Tja, ich wollte es anfangs nicht glauben: Es gibt sogar Weltmeisterschaften im Murmelspiel! Die Murmel-Weltmeisterschaft findet jedes Jahr am Karfreitag im englischen Tinsley Green statt. Vereine aus Deutschland zählten dort oft zu den Siegern. Die Deutschen Meisterschaften koordiniert der Deutsche Murmelrat in Zusammenarbeit mit den Vereinen. Und regional sind die Vereine selbst sehr aktiv. Schließlich gilt es auch hier: Üben, üben und nochmals üben!
Ist dieses Hobby für Dich geeignet?
Hast du als Kind schon gern mit Murmeln gespielt? Gibt es vielleicht schon in deinem Umfeld Murmelspiel-Begeisterte? Interessieren dich überhaupt Spiele oder hast du selbst Kinder oder Enkel, mit denen du Spiele spielst? Dann ist dieses Hobby vielleicht etwas für dich. Entweder im Verein oder in der Familie. Es gibt tolle Strategie-Murmelspiele und Kugelbahnen im Handel.

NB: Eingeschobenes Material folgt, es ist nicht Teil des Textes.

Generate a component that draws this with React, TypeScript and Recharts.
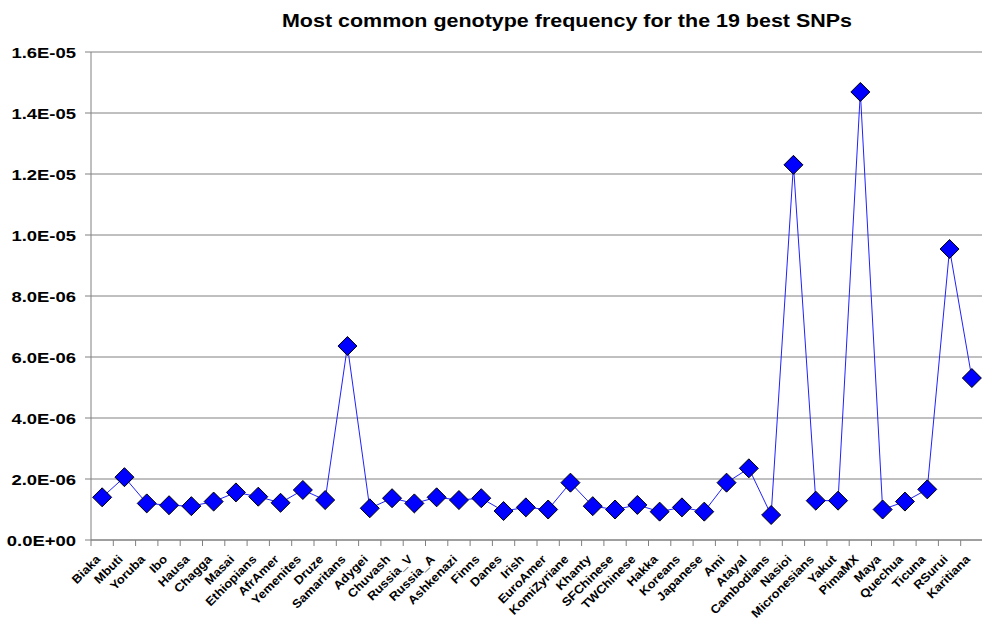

Musst Du Rechtliches beachten?
Da gibt es nichts.
Wo findest Du weitere Informationen?
Da es in Deutschland zur Zeit keinen Murmelverband gibt, ist es etwas schwierig, Murmelvereine zu finden. Da hilft eigentlich wieder nur die Daten-Krake. Ich habe lesenswerte Beiträge beim Deutschlandfunk Kultur und bei Spiel und Zukunft gefunden. Und ein Murmelmuseum bei Eisfeld in Thüringen!